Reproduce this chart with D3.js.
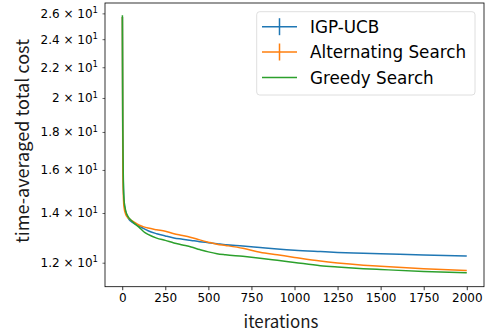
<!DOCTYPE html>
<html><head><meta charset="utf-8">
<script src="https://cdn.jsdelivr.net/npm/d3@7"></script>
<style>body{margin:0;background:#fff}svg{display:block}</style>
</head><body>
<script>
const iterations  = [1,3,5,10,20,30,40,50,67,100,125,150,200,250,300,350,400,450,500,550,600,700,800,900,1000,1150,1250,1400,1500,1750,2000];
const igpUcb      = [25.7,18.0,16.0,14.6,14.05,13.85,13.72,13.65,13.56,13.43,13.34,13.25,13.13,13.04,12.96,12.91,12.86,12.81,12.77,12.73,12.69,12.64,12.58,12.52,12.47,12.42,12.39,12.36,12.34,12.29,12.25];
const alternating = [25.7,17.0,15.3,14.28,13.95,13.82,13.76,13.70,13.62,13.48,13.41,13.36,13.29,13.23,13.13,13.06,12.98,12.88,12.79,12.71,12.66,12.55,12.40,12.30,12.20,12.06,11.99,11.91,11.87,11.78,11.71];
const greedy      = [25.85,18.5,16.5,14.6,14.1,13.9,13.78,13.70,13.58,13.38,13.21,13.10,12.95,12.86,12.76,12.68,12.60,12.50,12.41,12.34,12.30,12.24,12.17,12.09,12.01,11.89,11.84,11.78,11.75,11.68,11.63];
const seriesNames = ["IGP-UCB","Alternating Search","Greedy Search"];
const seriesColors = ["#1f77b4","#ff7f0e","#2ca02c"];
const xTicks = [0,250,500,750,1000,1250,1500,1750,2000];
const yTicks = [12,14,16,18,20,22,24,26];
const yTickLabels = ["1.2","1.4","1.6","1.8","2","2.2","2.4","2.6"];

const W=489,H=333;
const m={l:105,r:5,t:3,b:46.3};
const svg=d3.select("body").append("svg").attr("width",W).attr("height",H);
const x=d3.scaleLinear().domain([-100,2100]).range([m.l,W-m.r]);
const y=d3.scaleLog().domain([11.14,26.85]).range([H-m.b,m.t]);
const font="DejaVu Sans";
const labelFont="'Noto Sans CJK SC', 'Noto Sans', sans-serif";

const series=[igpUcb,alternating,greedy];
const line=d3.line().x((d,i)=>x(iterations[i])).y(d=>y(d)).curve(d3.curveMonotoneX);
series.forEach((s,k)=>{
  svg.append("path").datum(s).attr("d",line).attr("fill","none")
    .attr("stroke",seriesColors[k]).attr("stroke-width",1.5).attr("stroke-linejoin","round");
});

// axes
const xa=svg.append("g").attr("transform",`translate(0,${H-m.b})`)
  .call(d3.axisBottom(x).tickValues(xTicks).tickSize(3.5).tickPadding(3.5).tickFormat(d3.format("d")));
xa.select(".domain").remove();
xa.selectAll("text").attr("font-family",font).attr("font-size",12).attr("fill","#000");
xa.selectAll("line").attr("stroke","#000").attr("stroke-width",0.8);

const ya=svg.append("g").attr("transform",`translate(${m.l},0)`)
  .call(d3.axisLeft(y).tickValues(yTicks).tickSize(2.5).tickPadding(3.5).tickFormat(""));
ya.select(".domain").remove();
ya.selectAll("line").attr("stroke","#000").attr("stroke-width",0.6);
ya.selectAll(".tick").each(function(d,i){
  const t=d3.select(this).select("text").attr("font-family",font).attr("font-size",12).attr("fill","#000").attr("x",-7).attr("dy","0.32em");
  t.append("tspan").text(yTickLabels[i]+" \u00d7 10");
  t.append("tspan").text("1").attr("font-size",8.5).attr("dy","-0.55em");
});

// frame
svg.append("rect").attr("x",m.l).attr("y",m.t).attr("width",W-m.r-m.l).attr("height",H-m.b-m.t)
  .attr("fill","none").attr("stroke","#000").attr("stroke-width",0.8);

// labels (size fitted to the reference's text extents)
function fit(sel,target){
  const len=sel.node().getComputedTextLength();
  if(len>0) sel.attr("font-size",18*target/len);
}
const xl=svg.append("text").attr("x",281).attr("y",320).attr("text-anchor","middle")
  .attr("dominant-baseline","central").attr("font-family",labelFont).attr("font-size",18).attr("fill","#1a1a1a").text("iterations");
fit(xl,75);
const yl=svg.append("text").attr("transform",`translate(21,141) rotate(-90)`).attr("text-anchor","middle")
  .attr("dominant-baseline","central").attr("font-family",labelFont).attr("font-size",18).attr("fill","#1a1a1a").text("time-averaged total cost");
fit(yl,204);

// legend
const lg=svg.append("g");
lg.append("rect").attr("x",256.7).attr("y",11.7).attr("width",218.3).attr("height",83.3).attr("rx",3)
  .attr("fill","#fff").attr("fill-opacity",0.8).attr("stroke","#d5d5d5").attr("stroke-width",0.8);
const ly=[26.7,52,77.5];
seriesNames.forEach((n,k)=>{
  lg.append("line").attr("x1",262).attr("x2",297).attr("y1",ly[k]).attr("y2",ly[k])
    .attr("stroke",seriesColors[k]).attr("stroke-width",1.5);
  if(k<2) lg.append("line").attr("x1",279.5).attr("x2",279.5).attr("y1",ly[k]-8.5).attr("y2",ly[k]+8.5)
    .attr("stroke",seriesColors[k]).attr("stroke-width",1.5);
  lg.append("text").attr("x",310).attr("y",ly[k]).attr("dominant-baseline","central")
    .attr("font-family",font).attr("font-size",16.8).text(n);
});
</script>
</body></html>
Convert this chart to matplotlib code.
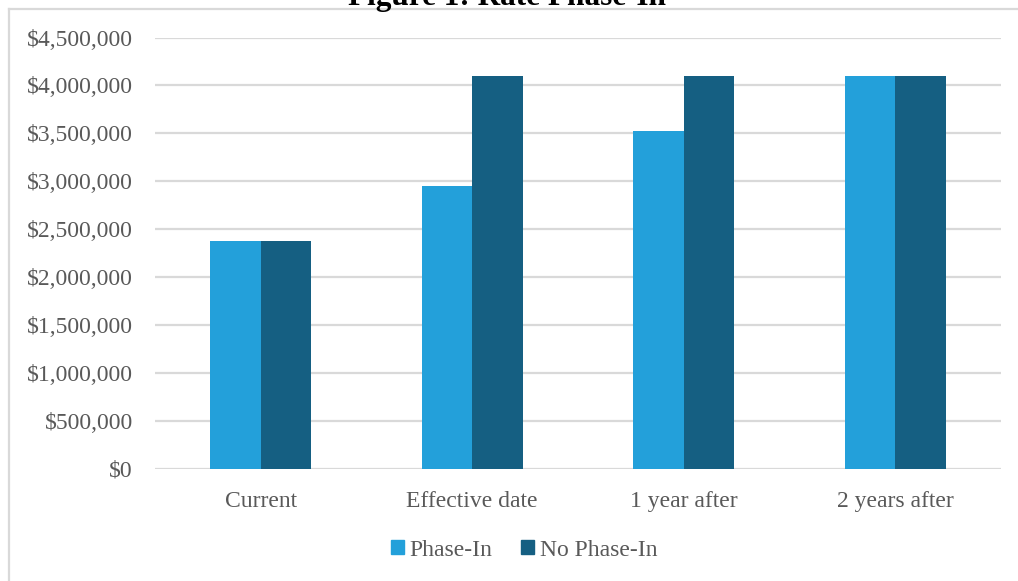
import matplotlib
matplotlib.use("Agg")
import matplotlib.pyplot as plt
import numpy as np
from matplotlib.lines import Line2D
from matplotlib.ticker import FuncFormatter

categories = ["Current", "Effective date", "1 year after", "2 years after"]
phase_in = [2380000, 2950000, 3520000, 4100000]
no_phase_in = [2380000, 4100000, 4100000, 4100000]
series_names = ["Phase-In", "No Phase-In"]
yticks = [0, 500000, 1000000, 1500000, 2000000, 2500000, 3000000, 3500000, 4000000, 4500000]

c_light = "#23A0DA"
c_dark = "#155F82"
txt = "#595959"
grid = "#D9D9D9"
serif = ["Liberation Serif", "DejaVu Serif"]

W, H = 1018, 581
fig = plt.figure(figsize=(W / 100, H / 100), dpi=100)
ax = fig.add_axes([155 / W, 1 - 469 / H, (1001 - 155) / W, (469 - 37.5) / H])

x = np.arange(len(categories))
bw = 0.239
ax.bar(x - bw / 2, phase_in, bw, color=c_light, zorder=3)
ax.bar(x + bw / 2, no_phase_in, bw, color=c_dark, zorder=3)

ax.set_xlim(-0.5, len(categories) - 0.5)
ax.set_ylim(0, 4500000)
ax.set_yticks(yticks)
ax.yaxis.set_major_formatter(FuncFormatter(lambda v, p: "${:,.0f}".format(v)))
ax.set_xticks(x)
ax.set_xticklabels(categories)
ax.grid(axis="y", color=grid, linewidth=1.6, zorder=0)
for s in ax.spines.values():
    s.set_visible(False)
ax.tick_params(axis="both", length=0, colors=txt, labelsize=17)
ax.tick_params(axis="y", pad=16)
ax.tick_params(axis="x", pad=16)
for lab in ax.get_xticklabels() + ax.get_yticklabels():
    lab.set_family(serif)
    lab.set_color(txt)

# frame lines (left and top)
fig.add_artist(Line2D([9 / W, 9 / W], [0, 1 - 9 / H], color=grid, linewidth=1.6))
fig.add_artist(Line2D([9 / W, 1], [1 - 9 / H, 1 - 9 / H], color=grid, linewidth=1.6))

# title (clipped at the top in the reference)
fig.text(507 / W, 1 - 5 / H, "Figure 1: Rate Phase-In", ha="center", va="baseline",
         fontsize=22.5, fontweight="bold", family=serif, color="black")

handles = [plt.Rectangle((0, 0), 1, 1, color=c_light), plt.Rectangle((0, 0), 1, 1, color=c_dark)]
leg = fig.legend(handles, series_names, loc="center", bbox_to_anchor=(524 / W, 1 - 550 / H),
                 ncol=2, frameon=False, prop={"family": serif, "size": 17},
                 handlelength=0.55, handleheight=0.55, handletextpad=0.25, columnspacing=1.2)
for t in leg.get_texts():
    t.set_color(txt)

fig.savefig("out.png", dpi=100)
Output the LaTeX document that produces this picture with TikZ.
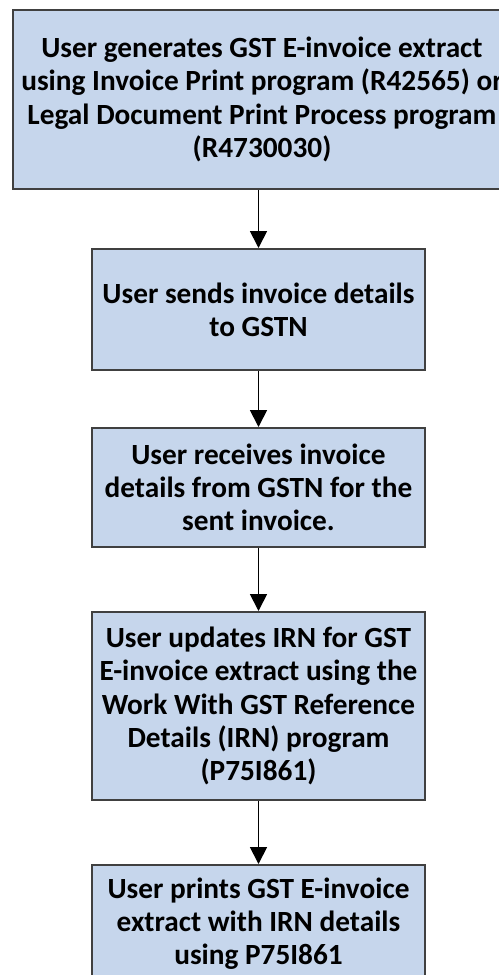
###
Extract every line above containing the word "matplotlib".

Convert this chart to matplotlib code.
import matplotlib
matplotlib.use("Agg")
import matplotlib.pyplot as plt
from matplotlib.lines import Line2D
from matplotlib.ticker import FuncFormatter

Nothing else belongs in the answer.